DIRECTION:
Transcribe exactly the span of lines that begins the records and ends with the line holding "errs = [map_err, sp_err, dp_err]", both boundary lines included.

━━━━━━━━━━━━━━━━━━━━━━━━━━━━━━

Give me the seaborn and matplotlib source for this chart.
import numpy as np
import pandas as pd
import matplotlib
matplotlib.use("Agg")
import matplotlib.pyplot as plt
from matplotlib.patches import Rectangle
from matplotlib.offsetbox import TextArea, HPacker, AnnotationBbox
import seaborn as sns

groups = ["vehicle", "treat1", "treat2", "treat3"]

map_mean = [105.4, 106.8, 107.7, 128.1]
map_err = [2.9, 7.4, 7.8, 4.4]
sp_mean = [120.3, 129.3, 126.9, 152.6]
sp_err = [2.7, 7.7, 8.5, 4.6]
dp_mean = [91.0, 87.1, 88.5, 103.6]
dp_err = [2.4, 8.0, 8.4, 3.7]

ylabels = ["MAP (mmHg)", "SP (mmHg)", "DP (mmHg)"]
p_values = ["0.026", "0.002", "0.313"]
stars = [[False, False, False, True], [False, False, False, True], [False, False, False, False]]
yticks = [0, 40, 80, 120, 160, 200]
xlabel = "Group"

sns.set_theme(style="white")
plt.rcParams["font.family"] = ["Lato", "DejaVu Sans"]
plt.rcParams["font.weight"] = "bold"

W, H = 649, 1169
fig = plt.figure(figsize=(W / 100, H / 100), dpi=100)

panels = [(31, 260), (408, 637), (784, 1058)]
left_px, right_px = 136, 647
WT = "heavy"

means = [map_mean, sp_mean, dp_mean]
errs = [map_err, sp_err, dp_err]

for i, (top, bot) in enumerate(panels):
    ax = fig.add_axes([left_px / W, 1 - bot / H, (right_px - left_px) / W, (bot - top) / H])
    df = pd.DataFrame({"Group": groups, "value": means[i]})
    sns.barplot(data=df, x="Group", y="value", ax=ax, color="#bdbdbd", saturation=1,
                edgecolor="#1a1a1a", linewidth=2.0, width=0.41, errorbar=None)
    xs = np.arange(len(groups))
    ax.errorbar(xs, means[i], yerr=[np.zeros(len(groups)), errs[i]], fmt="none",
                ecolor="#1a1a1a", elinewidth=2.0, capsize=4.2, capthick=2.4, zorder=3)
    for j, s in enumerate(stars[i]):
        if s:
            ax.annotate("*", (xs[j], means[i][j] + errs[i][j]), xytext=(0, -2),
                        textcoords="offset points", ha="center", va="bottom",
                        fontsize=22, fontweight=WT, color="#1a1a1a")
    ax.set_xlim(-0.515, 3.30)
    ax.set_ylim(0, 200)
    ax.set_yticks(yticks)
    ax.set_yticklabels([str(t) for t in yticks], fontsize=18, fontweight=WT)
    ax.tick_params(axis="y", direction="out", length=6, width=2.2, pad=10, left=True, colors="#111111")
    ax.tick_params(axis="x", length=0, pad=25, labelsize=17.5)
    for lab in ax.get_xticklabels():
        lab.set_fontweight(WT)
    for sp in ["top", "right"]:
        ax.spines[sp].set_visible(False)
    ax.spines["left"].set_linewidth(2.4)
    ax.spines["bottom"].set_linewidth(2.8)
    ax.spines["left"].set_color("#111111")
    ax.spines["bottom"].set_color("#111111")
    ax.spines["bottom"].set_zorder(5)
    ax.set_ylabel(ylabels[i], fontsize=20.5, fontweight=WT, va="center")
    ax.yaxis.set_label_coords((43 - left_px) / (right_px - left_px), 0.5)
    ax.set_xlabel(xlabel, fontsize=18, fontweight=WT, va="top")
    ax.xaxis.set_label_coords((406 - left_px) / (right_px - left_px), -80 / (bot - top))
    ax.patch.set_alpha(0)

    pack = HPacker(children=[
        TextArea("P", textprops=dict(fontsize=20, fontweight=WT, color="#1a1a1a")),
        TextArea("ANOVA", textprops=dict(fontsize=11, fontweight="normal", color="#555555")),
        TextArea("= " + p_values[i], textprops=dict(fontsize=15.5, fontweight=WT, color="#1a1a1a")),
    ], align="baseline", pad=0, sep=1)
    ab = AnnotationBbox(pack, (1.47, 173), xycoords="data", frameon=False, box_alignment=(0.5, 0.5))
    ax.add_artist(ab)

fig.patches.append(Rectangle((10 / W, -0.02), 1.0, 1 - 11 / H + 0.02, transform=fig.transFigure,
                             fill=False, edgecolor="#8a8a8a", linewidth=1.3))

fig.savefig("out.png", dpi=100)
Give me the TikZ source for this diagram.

━━━━━━━━━━━━━━━━━━━━━━━━━━━━━━

THE OUTPUT:
Give me the seaborn and matplotlib source for this chart.
import numpy as np
import pandas as pd
import matplotlib
matplotlib.use("Agg")
import matplotlib.pyplot as plt
from matplotlib.patches import Rectangle
from matplotlib.offsetbox import TextArea, HPacker, AnnotationBbox
import seaborn as sns

groups = ["vehicle", "treat1", "treat2", "treat3"]

map_mean = [105.4, 106.8, 107.7, 128.1]
map_err = [2.9, 7.4, 7.8, 4.4]
sp_mean = [120.3, 129.3, 126.9, 152.6]
sp_err = [2.7, 7.7, 8.5, 4.6]
dp_mean = [91.0, 87.1, 88.5, 103.6]
dp_err = [2.4, 8.0, 8.4, 3.7]

ylabels = ["MAP (mmHg)", "SP (mmHg)", "DP (mmHg)"]
p_values = ["0.026", "0.002", "0.313"]
stars = [[False, False, False, True], [False, False, False, True], [False, False, False, False]]
yticks = [0, 40, 80, 120, 160, 200]
xlabel = "Group"

sns.set_theme(style="white")
plt.rcParams["font.family"] = ["Lato", "DejaVu Sans"]
plt.rcParams["font.weight"] = "bold"

W, H = 649, 1169
fig = plt.figure(figsize=(W / 100, H / 100), dpi=100)

panels = [(31, 260), (408, 637), (784, 1058)]
left_px, right_px = 136, 647
WT = "heavy"

means = [map_mean, sp_mean, dp_mean]
errs = [map_err, sp_err, dp_err]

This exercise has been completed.